Por primera vez en muchos años, un estadio de la línea nacional y popular tiene la posibilidad de imponer un proyecto hegemónico a mediano plazo, más allá de la alternancia en el gobierno. De 2003 a la fecha, tanto el gobierno de Néstor Kirchner como el de Cristina Fernández han logrado, con serenidad, sin apresuramientos suicidas, ampliar la brecha de participación económica, política y social; lo que se conoce como “profundización del modelo”. Si el año que viene, como la mayoría de la encuestas sugiere, la presidenta gana las elecciones, se producirá por primera vez en 160 años la continuación de 12 años en el poder –tres mandatos– de un gobierno de este sector.
(Digresión 2: Los voceros del modelo liberal-conservador –Mariano Grondona, Elisa Carrió, Joaquín Morales Solá, por ejemplo– siempre han criticado la voluntad hegemónica del kirchnerismo. Curiosamemente, jamás se han quejado de la hegemonía impuesta durante siglo y medio por los “organizadores nacionales”.)
Con esa perspectiva por delante, quienes confían en este modelo compartirán con nosotros la idea de que es necesario comenzar a establecer estrategias a mediano y largo plazo. Es necesario proyectar la Argentina a 20 o 30 años, para transformar el modelo en un proyecto sustentable. Para eso parecería fundamental profundizar la batalla cultural –en términos valorativos, históricos, mediáticos y educativos–, establecer un pacto que permita encontrar un equilibrio duradero entre los distintos sectores productivos, y, claro, llevar adelante un mega-plan que permita erradicar de una vez por todas la infraestructura de la pobreza y la indigencia. La Argentina, a través de su obra pública, no puede darse el lujo de seguir manteniendo a gran parte de su pueblo en condiciones miserables. Es decir, aun cuando no sean resueltos los problemas de desocupación y de distribución de la riqueza, aun cuando el salario de un trabajador no supere la línea de la pobreza, el Estado debe garantizarle –como dice en la Constitución– viviendas dignas con agua potable, gas natural y cloacas.
De los 200 años de historia que festejamos los argentinos, menos de 50 años fueron gobernados por la línea nacional. La democracia, porque respeta la voluntad de las mayorías e impide, o al menos deslegitima, la posibilidad de rupturas institucionales, permite abrir esperanzas respecto de la posibilidad de imponer una hegemonía nacional y popular para estas tierras.

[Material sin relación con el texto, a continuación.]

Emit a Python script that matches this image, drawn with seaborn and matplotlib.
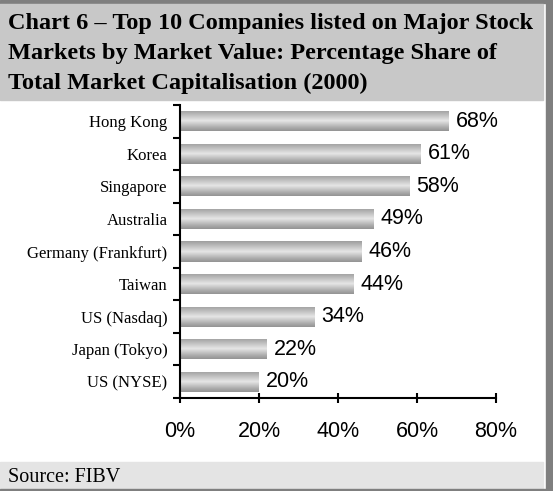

Hoy, en el peronismo, por ejemplo, son pocos los cuadros y militantes que discuten abiertamente el modelo actual –hay sí críticas a la metodología pero no a la concepción valorativa–. Por eso es que resulta necesaria la formación de dirigentes, cuadros y militantes que extiendan y profundicen el modelo a lo largo del tiempo.
Por último: ¿Cuándo se consolida una hegemonía? Sencillo: cuando se produce el trasvasamiento generacional del que hablaba Juan Domingo Perón. Cuando un proyecto no depende exclusivamente de sus protagonistas. Todavía no es tiempo de hablar de estas cosas, claro, pero es tiempo de ir rumiándolas.